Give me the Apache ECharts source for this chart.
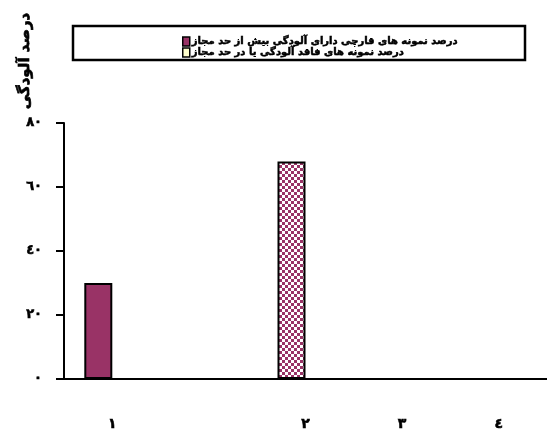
<!DOCTYPE html>
<html><head><meta charset="utf-8">
<script src="https://cdn.jsdelivr.net/npm/echarts@6/dist/echarts.min.js"></script>
<style>html,body{margin:0;padding:0;background:#fff}#c{width:547px;height:432px}</style>
</head><body><div id="c"></div>
<script>
var categories = ['١', '', '٢', '٣', '٤'];
var seriesNames = ['درصد نمونه های قارچی دارای آلودگی بیش از حد مجاز', 'درصد نمونه های فاقد آلودگی یا در حد مجاز'];
var contaminated = [30, '-', 68, '-', '-'];
var clean = ['-', '-', '-', '-', '-'];
var yTickLabels = ['٠', '٢٠', '٤٠', '٦٠', '٨٠'];
var yAxisTitle = 'درصد آلودگی';

var maroon = '#993366';
var cv = document.createElement('canvas');
cv.width = 6; cv.height = 6;
var cx = cv.getContext('2d');
cx.fillStyle = '#ffffff'; cx.fillRect(0, 0, 6, 6);
cx.fillStyle = maroon; cx.fillRect(0, 0, 3, 3); cx.fillRect(3, 3, 3, 3);

var font = 'DejaVu Sans';
var chart = echarts.init(document.getElementById('c'));
var data1 = contaminated.map(function (v, i) {
  if (i === 2) return { value: v, itemStyle: { color: { image: cv, repeat: 'repeat' } } };
  return v;
});
chart.setOption({
  animation: false,
  grid: { left: 64, right: 0, top: 123, bottom: 53 },
  graphic: [
    { type: 'rect', shape: { x: 73, y: 26, width: 452, height: 34 }, style: { fill: 'none', stroke: '#000', lineWidth: 2.5 } },
    { type: 'text', x: 25, y: 61, rotation: Math.PI / 2, style: { text: yAxisTitle, font: 'bold 15px "' + font + '"', fill: '#000', stroke: '#000', lineWidth: 0.7, align: 'center', verticalAlign: 'middle' } }
  ],
  legend: {
    orient: 'vertical', left: 177, top: 31, itemGap: 0, itemWidth: 7, itemHeight: 9, icon: 'rect',
    itemStyle: { borderColor: '#000', borderWidth: 1.5 },
    textStyle: { fontFamily: font, fontWeight: 'bold', fontSize: 10, lineHeight: 11, color: '#000', textBorderColor: '#000', textBorderWidth: 0.5, padding: [0, 0, 0, -3] },
    data: seriesNames
  },
  xAxis: {
    type: 'category', data: categories,
    axisLine: { lineStyle: { color: '#000', width: 2 } },
    axisTick: { length: 7, lineStyle: { color: '#000', width: 2 } },
    axisLabel: { margin: 38, fontFamily: font, fontWeight: 'bold', fontSize: 14, color: '#000', textBorderColor: '#000', textBorderWidth: 0.6, interval: 0 }
  },
  yAxis: {
    type: 'value', min: 0, max: 80, interval: 20,
    splitLine: { show: false },
    axisLine: { show: true, lineStyle: { color: '#000', width: 2 } },
    axisTick: { show: true, length: 8, lineStyle: { color: '#000', width: 2 } },
    axisLabel: { margin: 22, fontFamily: font, fontWeight: 'bold', fontSize: 13, color: '#000', textBorderColor: '#000', textBorderWidth: 0.6,
      formatter: function (v) { return yTickLabels[Math.round(v / 20)]; } }
  },
  series: [
    { name: seriesNames[0], type: 'bar', data: data1, barWidth: 28, barGap: '0%',
      itemStyle: { color: maroon, borderColor: '#000', borderWidth: 2 } },
    { name: seriesNames[1], type: 'bar', data: clean, barWidth: 28,
      itemStyle: { color: '#FFFFCC', borderColor: '#000', borderWidth: 2 } }
  ]
});
</script></body></html>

++++++++++++++++++++

### WHAT YOU ARE ASKED TO DO
Could the lines from the top of the material through the line with "cx.fillStyle = maroon;" be repeated exactly, pictures left out?

### EXERCISE RESULT
Give me the Apache ECharts source for this chart.
<!DOCTYPE html>
<html><head><meta charset="utf-8">
<script src="https://cdn.jsdelivr.net/npm/echarts@6/dist/echarts.min.js"></script>
<style>html,body{margin:0;padding:0;background:#fff}#c{width:547px;height:432px}</style>
</head><body><div id="c"></div>
<script>
var categories = ['١', '', '٢', '٣', '٤'];
var seriesNames = ['درصد نمونه های قارچی دارای آلودگی بیش از حد مجاز', 'درصد نمونه های فاقد آلودگی یا در حد مجاز'];
var contaminated = [30, '-', 68, '-', '-'];
var clean = ['-', '-', '-', '-', '-'];
var yTickLabels = ['٠', '٢٠', '٤٠', '٦٠', '٨٠'];
var yAxisTitle = 'درصد آلودگی';

var maroon = '#993366';
var cv = document.createElement('canvas');
cv.width = 6; cv.height = 6;
var cx = cv.getContext('2d');
cx.fillStyle = '#ffffff'; cx.fillRect(0, 0, 6, 6);
cx.fillStyle = maroon; cx.fillRect(0, 0, 3, 3); cx.fillRect(3, 3, 3, 3);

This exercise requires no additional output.